- Born: December 1, 1920
- Died: February 13, 2008 (aged 87)
- Education: Rice University (BA) University of Texas at Austin (MA) Yale University (PhD)
- Known for: Research on carbonate sedimentary rocks and carbonate facies
- Notable work: Carbonate Facies in Geologic History (1975)
- Awards: Sidney Powers Memorial Award (2002) Honorary Member, American Association of Petroleum Geologists (1987) AAPG Distinguished Educator Award (1995)
- Scientific career
- Fields: Geology, Paleontology, Sedimentology
- Institutions: Rice University University of Texas at Austin University of Michigan Shell Development Company

= Lee Wilson (author) =

American author and geologist (1920–2008)

James Lee Wilson (December 1, 1920 – February 13, 2008) was an American distinguished professor, geologist, paleontologist, and sedimentologist. His research focused on carbonate sedimentary rocks and sedimentary geology.

==Biography==
Wilson received a B.A. degree in Geology from Rice University in 1942 and an M.A. in geology from the University of Texas at Austin in 1944. In 1949, he obtained his Ph.D. in Paleontology from Yale University.

Wilson served as an associate professor at the University of Texas, Austin, and later worked as a research geologist for The Shell Development Company in Houston.

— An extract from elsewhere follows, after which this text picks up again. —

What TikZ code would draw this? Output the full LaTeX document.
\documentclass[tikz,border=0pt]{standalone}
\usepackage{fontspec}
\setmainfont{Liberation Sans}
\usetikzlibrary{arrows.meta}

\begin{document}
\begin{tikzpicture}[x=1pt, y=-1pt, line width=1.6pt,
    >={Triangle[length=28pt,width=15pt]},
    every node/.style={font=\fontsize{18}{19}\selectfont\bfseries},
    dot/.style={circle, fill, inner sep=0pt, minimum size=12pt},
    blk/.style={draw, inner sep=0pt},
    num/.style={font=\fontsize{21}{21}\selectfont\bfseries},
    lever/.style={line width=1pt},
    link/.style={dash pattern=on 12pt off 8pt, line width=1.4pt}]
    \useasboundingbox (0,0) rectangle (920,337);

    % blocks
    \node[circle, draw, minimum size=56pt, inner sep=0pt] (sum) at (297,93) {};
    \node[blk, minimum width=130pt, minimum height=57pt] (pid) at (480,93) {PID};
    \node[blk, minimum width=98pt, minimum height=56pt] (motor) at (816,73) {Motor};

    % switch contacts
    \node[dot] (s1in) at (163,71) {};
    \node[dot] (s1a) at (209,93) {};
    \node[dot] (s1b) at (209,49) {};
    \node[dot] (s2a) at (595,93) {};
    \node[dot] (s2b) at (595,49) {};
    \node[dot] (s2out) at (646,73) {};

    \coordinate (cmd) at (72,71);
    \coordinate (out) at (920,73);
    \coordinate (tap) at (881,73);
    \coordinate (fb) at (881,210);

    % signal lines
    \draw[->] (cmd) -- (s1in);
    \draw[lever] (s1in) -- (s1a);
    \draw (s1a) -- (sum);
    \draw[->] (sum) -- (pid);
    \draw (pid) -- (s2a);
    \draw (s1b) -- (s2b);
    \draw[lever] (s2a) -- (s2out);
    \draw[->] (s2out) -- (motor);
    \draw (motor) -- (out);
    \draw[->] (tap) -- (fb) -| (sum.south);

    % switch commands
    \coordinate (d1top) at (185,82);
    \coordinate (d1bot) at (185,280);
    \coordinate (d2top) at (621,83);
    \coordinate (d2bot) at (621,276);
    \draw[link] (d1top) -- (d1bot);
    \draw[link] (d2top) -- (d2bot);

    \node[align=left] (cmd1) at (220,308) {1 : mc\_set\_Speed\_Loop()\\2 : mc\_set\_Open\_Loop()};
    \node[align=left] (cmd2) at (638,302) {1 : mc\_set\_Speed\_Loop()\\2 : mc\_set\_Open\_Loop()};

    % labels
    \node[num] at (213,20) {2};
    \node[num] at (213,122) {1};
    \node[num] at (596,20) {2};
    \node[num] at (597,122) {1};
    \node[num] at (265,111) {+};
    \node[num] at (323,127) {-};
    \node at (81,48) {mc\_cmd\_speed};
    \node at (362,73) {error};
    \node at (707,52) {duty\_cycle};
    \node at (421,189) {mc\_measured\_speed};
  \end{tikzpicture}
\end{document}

He subsequently returned to Rice University, where he held the Harry Carothers Weiss Chair of Geology and served as chair of the geology department.

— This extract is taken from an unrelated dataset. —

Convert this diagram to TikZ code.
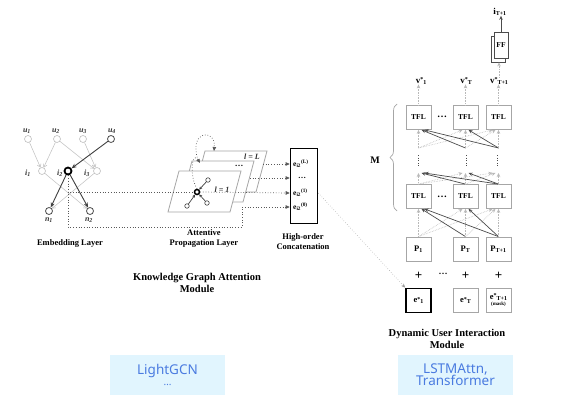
\documentclass[tikz,border=0pt]{standalone}
\usepackage{amsmath}
\usepackage{fontspec}
\setmainfont{Liberation Serif}
\newfontfamily\kofont{Noto Sans}
\usetikzlibrary{arrows.meta,decorations.pathreplacing,calc}
\definecolor{boxblue}{HTML}{E1F5FE}
\definecolor{txtblue}{HTML}{4A7BE0}
\newcommand\sbt[2]{#1\textsubscript{#2}}
\newcommand\eii[1]{e\textsubscript{i2}\textsuperscript{(#1)}}
\newcommand\stlab[2]{#1\raisebox{1.5pt}{\fontsize{6}{6}\selectfont*}\raisebox{-1pt}{\fontsize{6}{6}\selectfont#2}}
\tikzset{
  lc/.style={circle,draw=gray!50,line width=0.6pt,inner sep=0pt,minimum size=7pt,fill=white},
  dc/.style={circle,draw=black!70,line width=0.8pt,inner sep=0pt,minimum size=7pt,fill=white},
  hc/.style={circle,draw=black,line width=1.8pt,inner sep=0pt,minimum size=7pt,fill=white},
  sc/.style={circle,draw=black!75,line width=0.6pt,inner sep=0pt,minimum size=4.5pt,fill=white},
  nl/.style={font=\bfseries\itshape\fontsize{8}{9}\selectfont,text=black!80,inner sep=0pt},
  la/.style={draw=gray!50,line width=0.5pt,-{Straight Barb[length=3pt,width=4pt]}},
  da/.style={draw=black!75,line width=0.9pt,-{Stealth[length=5pt,width=4pt]}},
  dl/.style={draw=black!65,line width=0.7pt,dotted},
  darr/.style={dl,-{Triangle[length=4pt,width=3.5pt]}},
  plane/.style={draw=gray!70,line width=0.8pt,fill=white},
  lab/.style={font=\bfseries\fontsize{8.5}{10}\selectfont,align=center,inner sep=0pt},
  big/.style={font=\bfseries\fontsize{10.5}{12}\selectfont,align=center,inner sep=0pt},
  rb/.style={draw=gray!70,line width=0.8pt,fill=white,minimum width=25pt,minimum height=24pt,inner sep=0pt,font=\bfseries\fontsize{7.5}{8}\selectfont},
  rt/.style={font=\bfseries\fontsize{8}{8}\selectfont,inner sep=0pt},
  plus/.style={font=\bfseries\fontsize{13}{13}\selectfont,inner sep=0pt},
  lightattn/.style={draw=gray!55,line width=0.6pt,densely dotted,-{Stealth[length=4pt,width=3.5pt]}},
  darkattn/.style={draw=black!70,line width=0.7pt,-{Stealth[length=4pt,width=3.5pt]}},
  bluebox/.style={fill=boxblue,minimum width=115pt,minimum height=40pt,text=txtblue,align=center,font=\kofont\fontsize{13.5}{15}\selectfont,inner sep=0pt}
}
\begin{document}
\begin{tikzpicture}[x=1pt,y=-1pt]
\useasboundingbox (0,0) rectangle (564,412);
\fill[white] (0,0) rectangle (564,412);

% ---------------- Embedding layer ----------------
\node[lc] (u1) at (28,139) {};
\node[lc] (u2) at (57,139) {};
\node[lc] (u3) at (83,139) {};
\node[dc] (u4) at (111,139) {};
\node[lc] (i1) at (42,171) {};
\node[hc] (i2) at (68,171) {};
\node[lc] (i3) at (97,171) {};
\node[dc] (n1) at (49,211) {};
\node[dc] (n2) at (90,211) {};
\node[nl] (lu1) at (27,131) {\sbt{u}{1}};
\node[nl] (lu2) at (56,131) {\sbt{u}{2}};
\node[nl] (lu3) at (83,131) {\sbt{u}{3}};
\node[nl] (lu4) at (112,131) {\sbt{u}{4}};
\node[nl] (li1) at (28,173) {\sbt{i}{1}};
\node[nl] (li2) at (60,173) {\sbt{i}{2}};
\node[nl] (li3) at (87,173) {\sbt{i}{3}};
\node[nl] (ln1) at (49,220) {\sbt{n}{1}};
\node[nl] (ln2) at (89,220) {\sbt{n}{2}};
\draw[la] (u1) -- (i1);
\draw[la] (u2) -- (i1);
\draw[la] (u2) -- (i3);
\draw[la] (u3) -- (i3);
\draw[la] (i1) -- (n2);
\draw[la] (i3) -- (n1);
\draw[da] (u4) -- (i2);
\draw[da] (i2) -- (n1);
\draw[da] (i2) -- (n2);
\node[lab] (emb) at (70,243) {Embedding Layer};

% ---------------- Propagation planes ----------------
\draw[plane] (194,192) -- (256,192) -- (267,151) -- (205,151) -- cycle;
\draw[plane] (181,202) -- (243,202) -- (254,161) -- (192,161) -- cycle;
\draw[plane] (168,212) -- (230,212) -- (241,171) -- (179,171) -- cycle;
\node[nl] (lL) at (252,157) {l = L};
\node[lab] (ldots) at (239,166) {\ldots};
\node[nl] (l1) at (222,190) {l = 1};
\node[hc,minimum size=5pt,line width=1.5pt] (hub) at (197,192) {};
\node[sc] (s1) at (208,180) {};
\node[sc] (s2) at (207,203) {};
\node[sc] (s3) at (187,206) {};
\draw[black!75,line width=0.7pt,-{Stealth[length=3pt,width=3pt]}] (s1) -- (hub);
\draw[black!75,line width=0.7pt,-{Stealth[length=3pt,width=3pt]}] (s2) -- (hub);
\draw[black!75,line width=0.7pt,-{Stealth[length=3pt,width=3pt]}] (s3) -- (hub);
\draw[darr] (hub.north) .. controls (189,176) and (192,150) .. (200,163);
\draw[darr] (198,160) .. controls (188,130) and (216,128) .. (214,151);
\node[lab] (apl) at (204,238) {Attentive\\Propagation Layer};

% ---------------- Concatenation ----------------
\node[draw=black,line width=1.6pt,minimum width=27pt,minimum height=75pt,inner sep=0pt] (cbox) at (304,186) {};
\node[rt,anchor=west,font=\bfseries\fontsize{7.5}{7.5}\selectfont] (eL) at (293,164) {\eii{L}};
\node[rt] (ed) at (302,178) {\ldots};
\node[rt,anchor=west,font=\bfseries\fontsize{7.5}{7.5}\selectfont] (e1) at (293,193) {\eii{1}};
\node[rt,anchor=west,font=\bfseries\fontsize{7.5}{7.5}\selectfont] (e0) at (293,207) {\eii{0}};
\node[lab] (hoc) at (303,242) {High-order\\Concatenation};

\draw[dl] (i2.south) |- (hub.west);
\draw[darr] (hub.east) -- (cbox.west |- e1);
\draw[darr] (i2.south) |- (242,227) |- (cbox.west |- e0);
\draw[darr] (263,164) -- (cbox.west |- eL);
\draw[darr] (250,178) -- (cbox.west |- ed);

\node[big] (kga) at (197,283) {Knowledge Graph Attention\\Module};

% ---------------- Right panel ----------------
\node[rb,line width=1.8pt,draw=black,font=\bfseries\fontsize{8.5}{9}\selectfont] (es1) at (418.5,300.5) {\stlab{e}{1}};
\node[rb,font=\bfseries\fontsize{8.5}{9}\selectfont] (es2) at (465.5,300.5) {\stlab{e}{T}};
\node[rb,align=center,font=\bfseries\fontsize{8.5}{9}\selectfont] (es3) at (498.5,300.5) {\stlab{e}{T+1}\\[-2.5pt]{\fontsize{5}{5}\selectfont(mask)}};
\node[plus] (pl1) at (418.5,276) {+};
\node[plus] (pl2) at (465.5,276) {+};
\node[plus] (pl3) at (498.5,276) {+};
\node[rt,font=\bfseries\fontsize{9}{9}\selectfont] (pld) at (443,274) {\ldots};

\node[rb,font=\bfseries\fontsize{8.5}{9}\selectfont] (p1) at (418.5,249) {\sbt{P}{1}};
\node[rb,font=\bfseries\fontsize{8.5}{9}\selectfont] (p2) at (465.5,249) {\sbt{P}{T}};
\node[rb,font=\bfseries\fontsize{8.5}{9}\selectfont] (p3) at (498.5,249) {\sbt{P}{T+1}};

\node[rb] (b1) at (418.5,196.5) {TFL};
\node[rb] (b2) at (465.5,196.5) {TFL};
\node[rb] (b3) at (498.5,196.5) {TFL};
\node[rt,font=\bfseries\fontsize{10}{10}\selectfont] (bd) at (442,197) {\ldots};

\node[rb] (t1) at (418.5,117.5) {TFL};
\node[rb] (t2) at (465.5,117.5) {TFL};
\node[rb] (t3) at (498.5,117.5) {TFL};
\node[rt,font=\bfseries\fontsize{10}{10}\selectfont] (td) at (442,117) {\ldots};

\coordinate (ml1) at (418.5,173);
\coordinate (ml2) at (465.5,173);
\coordinate (ml3) at (498.5,173);
\coordinate (mu1) at (418.5,148);
\coordinate (mu2) at (465.5,148);
\coordinate (mu3) at (498.5,148);
\foreach \x in {418.5,466.5,497.5}{
  \draw[black!70,line width=1.3pt,dash pattern=on 1pt off 1.6pt] (\x,155) -- (\x,167);
}

\foreach \i in {1,2,3}{
  \foreach \j in {1,2,3}{
    \pgfmathtruncatemacro\off{(\i-\j)*3}
    \ifnum\i>\j
      \draw[darkattn] (p\i.north) -- ([xshift=\off pt]b\j.south);
      \draw[darkattn] (b\i.north) -- ([xshift=\off pt]ml\j);
      \draw[darkattn] (mu\i) -- ([xshift=\off pt]t\j.south);
    \else
      \draw[lightattn] (p\i.north) -- ([xshift=\off pt]b\j.south);
      \draw[lightattn] (b\i.north) -- ([xshift=\off pt]ml\j);
      \draw[lightattn] (mu\i) -- ([xshift=\off pt]t\j.south);
    \fi
  }
}

\node[rt,font=\bfseries\fontsize{9}{9}\selectfont] (v1) at (421,81) {\stlab{v}{1}};
\node[rt,font=\bfseries\fontsize{9}{9}\selectfont] (v2) at (466,81) {\stlab{v}{T}};
\node[rt,font=\bfseries\fontsize{9}{9}\selectfont] (v3) at (499,81) {\stlab{v}{T+1}};
\draw[lightattn] (t1.north) -- (t1.north |- v1.south);
\draw[lightattn] (t2.north) -- (t2.north |- v2.south);
\draw[lightattn] (t3.north) -- (t3.north |- v3.south);

\node[draw=black!70,line width=0.8pt,fill=white,minimum width=14pt,minimum height=26pt,inner sep=0pt] (ffb) at (498,49) {};
\node[draw=black!70,line width=0.8pt,fill=white,minimum width=14pt,minimum height=26pt,inner sep=0pt,font=\bfseries\fontsize{7.5}{8}\selectfont] (ff) at (501,45) {FF};
\draw[lightattn] (v3.north) -- (v3.north |- ffb.south);
\node[rt,font=\bfseries\fontsize{9}{9}\selectfont] (iT) at (500,12) {\sbt{i}{T+1}};
\draw[darkattn] (ff.north) -- (ff.north |- iT.south);

\draw[gray!70,line width=0.7pt,decorate,decoration={brace,amplitude=7pt}] (397,211) -- (397,104);
\node[font=\bfseries\fontsize{10}{11}\selectfont,inner sep=0pt] (M) at (375,160) {M};

\draw[gray!80,line width=0.5pt,dotted,-{Stealth[length=4pt,width=3.5pt]}] (cbox.east |- e1) -- (es1.north west);

\node[big] (dui) at (447,339) {Dynamic User Interaction\\Module};

% ---------------- Blue boxes ----------------
\node[bluebox] (lgcn) at (167.5,375) {LightGCN\\[-4pt]{\fontsize{10}{10}\selectfont \ldots}};
\node[bluebox] (lstm) at (455.5,375) {LSTMAttn,\\[-3pt]Transformer};
\end{tikzpicture}
\end{document}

In 1979, Wilson joined the University of Michigan, where he taught until his retirement in 1986 as a distinguished professor.

Wilson was a member of Geological Society of America, American Association of Petroleum Geologists, Society for Sedimentary Geology, International Association of Sedimentology, Gulf Coast Association of Geological Societies, the Paleontological Society, and the South Texas Geological Society.

==Publications==
Wilson authored Carbonate Facies in Geologic History (1975), a book focused on carbonate rock stratigraphy and sedimentary environments. The publication has been used as a reference in geological studies and has been translated into several languages, including Chinese and Russian.

==Honors and recognition==

In 1987, Wilson was named an Honorary Member of the American Association of Petroleum Geologists. In 1995, he received the organization's Distinguished Educator Award. In 1996, the Society for Sedimentary Geology established the James Lee Wilson Award for young geoscientists in recognition of his contributions to the field.

In 2002, Wilson was awarded the Sidney Powers Memorial Award, the highest honor presented by the American Association of Petroleum Geologists.